City Council recently developed and approved two separate Land Use Code amendments that will trigger Design Review for some development proposals that were previously exempt from Design Review or Streamlined Design Review.
- The first amendment was added as part of the Lowrise Multifamily code update. This amendment modifies Table A of SMC 23.41.004, and requires multifamily developments of more than 8 units in the Lowrise 2 zone to go through the Design Review process. This change became effective on August 9th, 2015 (Ordinance 124803).
- The second amendment affects new developments containing 3 or more dwelling units and/or at least 2,000 square feet of nonresidential space.
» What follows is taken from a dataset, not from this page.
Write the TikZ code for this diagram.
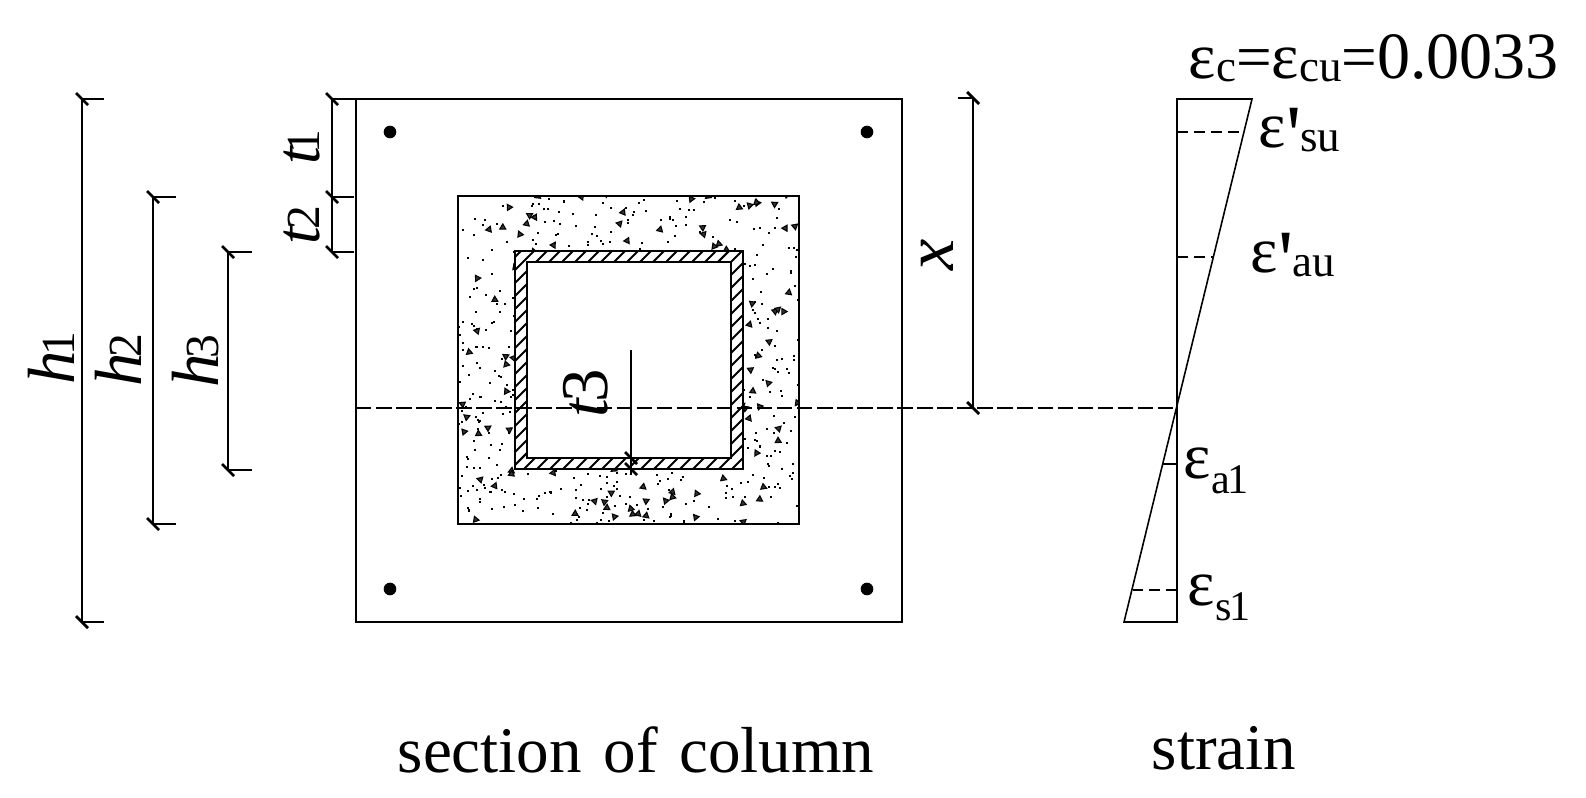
\documentclass[tikz,border=0pt]{standalone}
\usepackage{fontspec}
\setmainfont{Liberation Serif}
\newfontfamily\primefont{Liberation Serif}
\usetikzlibrary{calc}
\tikzset{
	line/.style = {line width=0.45pt},
	dimline/.style = {line width=0.45pt},
	dimtick/.style = {line width=0.8pt},
	dashline/.style = {line width=0.45pt, dash pattern=on 4.4pt off 1.3pt},
	shortdash/.style = {line width=0.45pt, dash pattern=on 3.2pt off 1.6pt},
	rebar/.style = {circle, fill=black, inner sep=0pt, minimum size=3.6pt},
	lab/.style = {inner sep=0pt, anchor=base west, font=\fontsize{18}{18}\selectfont},
	vlab/.style = {lab, rotate=90},
}
\newcommand{\tickat}[1]{\draw[dimtick] ($(#1)+(-6,-6)$) -- ($(#1)+(6,6)$);}
% epsilon with subscript: drop, subscript
\newcommand{\epsglyph}{{\fontsize{18.5}{19}\selectfont ε}}
\newcommand{\epsub}[2]{\epsglyph\raisebox{-#1pt}{\fontsize{12.8}{13}\selectfont #2}}
\newcommand{\epprime}[2]{\epsglyph\raisebox{-4.7pt}{\fontsize{24}{24}\primefont '}\kern-0.3pt\raisebox{-#1pt}{\fontsize{12.8}{13}\selectfont #2}}
\newcommand{\dimname}[3]{\fontsize{#1}{#1}\selectfont\textit{#2}\kern-1.2pt\fontsize{13.5}{14}\selectfont #3}

\begin{document}
\begin{tikzpicture}[x=0.01cm,y=-0.01cm]
	\useasboundingbox (0,0) rectangle (1586,797);
	% section
	\coordinate (outerA) at (356,99);
	\coordinate (outerB) at (902,622);
	\coordinate (coreA) at (458,196);
	\coordinate (coreB) at (799,524);
	\coordinate (tubeA) at (515,251);
	\coordinate (tubeB) at (743,469);
	\coordinate (holeA) at (527,262);
	\coordinate (holeB) at (731,458);
	\draw[line] (outerA) rectangle (outerB);
	\begin{scope}
		\clip (coreA) rectangle (coreB);
		\pgfmathsetseed{23}
		\foreach \i in {1,...,640} {
			\pgfmathsetmacro{\px}{458+341*rnd}
			\pgfmathsetmacro{\py}{196+328*rnd}
			\fill (\px,\py) rectangle ++(2,2);
		}
		\foreach \i in {1,...,170} {
			\pgfmathsetmacro{\px}{458+341*rnd}
			\pgfmathsetmacro{\py}{196+328*rnd}
			\pgfmathsetmacro{\pa}{360*rnd}
			\filldraw[fill=black!80, line width=0.3pt] (\px,\py) -- ++(\pa:6) -- ++(\pa+120:6) -- cycle;
		}
	\end{scope}
	\draw[line] (coreA) rectangle (coreB);
	\fill[white] (tubeA) rectangle (tubeB);
	\begin{scope}
		\clip (tubeA) rectangle (tubeB);
		\foreach \i in {0,13,...,480} {
			\draw[line width=0.55pt] (500+\i,480) -- ++(240,-240);
			\draw[line width=0.55pt] (500-\i,480) -- ++(240,-240);
		}
	\end{scope}
	\draw[line width=0.6pt, fill=white] (holeA) rectangle (holeB);
	\draw[line width=0.6pt] (tubeA) rectangle (tubeB);
	\foreach \name/\x/\y in {ba/390/132, bb/867/132, bc/390/589, bd/867/589} {
		\node[rebar] (\name) at (\x,\y) {};
	}
	% height dimensions
	\foreach \name/\x/\ytop/\ybot/\xend in {hA/82/99/622/104, hB/153/197/524/176, hC/228/252/470/252} {
		\coordinate (\name top) at (\x,\ytop);
		\coordinate (\name bot) at (\x,\ybot);
		\draw[dimline] (\name top) -- (\name bot);
		\draw[dimline] (\name top) -- (\xend,\ytop);
		\draw[dimline] (\name bot) -- (\xend,\ybot);
		\tickat{\name top}
		\tickat{\name bot}
	}
	\coordinate (tA) at (332,99);
	\coordinate (tB) at (332,197);
	\coordinate (tC) at (332,252);
	\draw[dimline] (tA) -- (tC);
	\draw[dimline] (tA) -- (outerA);
	\draw[dimline] (tB) -- (354,197);
	\draw[dimline] (tC) -- (354,252);
	\tickat{tA}
	\tickat{tB}
	\tickat{tC}
	% neutral axis
	\coordinate (naL) at (356,408);
	\coordinate (naR) at (1177,408);
	\coordinate (xtop) at (973,98);
	\coordinate (xbot) at (973,408);
	\draw[dashline] (naL) -- (naR);
	\draw[dimline] (xtop) -- (xbot);
	\draw[dimline] (xtop) -- (958,98);
	\tickat{xtop}
	\tickat{xbot}
	% wall thickness
	\coordinate (wtop) at (631,350);
	\coordinate (wend) at (631,475);
	\coordinate (wA) at (631,458);
	\coordinate (wB) at (631,469);
	\draw[dimline] (wtop) -- (wend);
	\tickat{wA}
	\tickat{wB}
	% strain
	\coordinate (stA) at (1177,99);
	\coordinate (stB) at (1252,99);
	\coordinate (stC) at (1124,622);
	\coordinate (stD) at (1177,622);
	\draw[line] (stA) -- (stB) -- (stC) -- (stD) -- cycle;
	\draw[shortdash] (1177,132) -- (1244,132);
	\draw[shortdash] (1177,257) -- (1213,257);
	\draw[line] (1177,464) -- (1163,464);
	\draw[shortdash] (1177,590) -- (1133,590);
	% labels
	\node[lab] (ec) at (1188,78) {\epsub{1}{c}=\epsub{1}{cu}={\fontsize{18.8}{19}\selectfont 0.0033}};
	\node[lab] (esu) at (1258,147) {\epprime{1.4}{su}};
	\node[lab] (eau) at (1250,272) {\epprime{1.4}{au}};
	\node[lab] (eal) at (1183,478) {\epsub{4.5}{\fontsize{12}{12}\selectfont a\kern-0.6pt 1}};
	\node[lab] (esl) at (1187,605) {\epsub{4.5}{\fontsize{12}{12}\selectfont s\kern-0.6pt 1}};
	\node[vlab] (lhA) at (74,385) {\dimname{19}{h}{1}};
	\node[vlab] (lhB) at (141,387) {\dimname{19}{h}{2}};
	\node[vlab] (lhC) at (218,388) {\dimname{19}{h}{3}};
	\node[vlab] (ltA) at (319,165) {\dimname{18}{t}{\kern-1pt 1}};
	\node[vlab] (ltB) at (319,245) {\dimname{18}{t}{2}};
	\node[vlab, font=\fontsize{19}{19}\selectfont] (ltC) at (607,418) {\textit{t}\kern-1.5pt 3};
	\node[vlab, font=\fontsize{20}{20}\selectfont\itshape] (lx) at (953,271) {x};
	\node[lab, font=\fontsize{18.5}{19}\selectfont] (capA) at (397,772) {section\kern1.5pt{} of\kern1.5pt{} column};
	\node[lab, font=\fontsize{18.5}{19}\selectfont] (capB) at (1151,769) {strain};
\end{tikzpicture}
\end{document}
Developments that meet those criteria may be subject to full Design Review if they abut a “qualifying lot” or lots. A qualifying lot is: (1) an abutting lot(s) for which a concurrent MUP or building permit application is submitted to DPD for review, or is subject of an issued permit, or has a project under construction but does not yet have the Certificate of Occupancy or final inspection and approval; and (2) the number of units or nonresidential space on the qualifying lot, when added together with the three or more units or 2,000 or more square feet of nonresidential space for the new development proposal, would exceed the Design Review thresholds in Table A or B to Section 23.41.004. Projects on the abutting lots that are currently under review or have an issued permit are not subject to Design Review if they were accepted as a complete application, and don’t, on their own, exceed the Design Review threshold. Design Review would apply only to the subject lot, which is the later application that brings the combined total of units and/or square footage over the design review threshold. For reference, the complete language of this new code provision is provided below (Ordinance 124843).
Seattle Municipal Code section 23.41.004.A.8
- Except for development with the boundaries of a Master Planned Community, design review pursuant to Section 23.41.014 is required for a development proposal if the proposal is (a) for three or more attached or detached dwelling units or 2,000 square feet or more of non-residential gross floor area; and (b) on a lot that is abutting one or more qualifying lots and the combined size of development proposals on the subject lot and abutting qualifying lot or lots exceeds thresholds in Table A or Table B to Section 23.41.004. For purposes of the preceding sentence, a “qualifying lot” is a lot for which, on the day a complete application is submitted for a development proposal on the subject lot: (a) a complete Master Use Permit or building permit application for a development proposal that does not exceed thresholds in Table A or B to Section 23.41.004 is or has been submitted; and (b) a certificate of occupancy for the development has not been issued or, for a project where no certificate of occupancy is required, the final inspection pursuant to any issued building permit has not been completed. If complete applications for development proposals are submitted for the subject lot and qualifying lot on the same day, design review is required for both development proposals.
The legislation will be effective on September 21, 2015.
DPD recommends that permit applicants with development proposals in multifamily and commercial zones should review this new rule to determine whether it will affect their project. DPD also advises applicants to be aware of new or planned development proposals on properties that abut their future development. Applicants may learn the status of potential development on abutting parcels by using the “Find Status and Activity” tool on the DPD webpage at www.seattle.gov/dpd/. However, given the complexity of DPD’s intake and application process for development, DPD cannot guarantee that this information will not evolve. Applicants are advised that the information on DPD’s webpage represents a snapshot in time, and they cannot completely rely on the accuracy of this information since we cannot predict whether applications will be accepted on the day of a scheduled intake appointment. Standard reasons such as an incomplete application, delay in payment of application fees, appointment cancellations, etc. all can effect whether applications are accepted by DPD.
DPD will determine whether design review is potentially required when a new permit application is screened. DPD will try to advise applicants, but will not be able to guarantee whether design review is required until a permit application is screened at the intake appointment.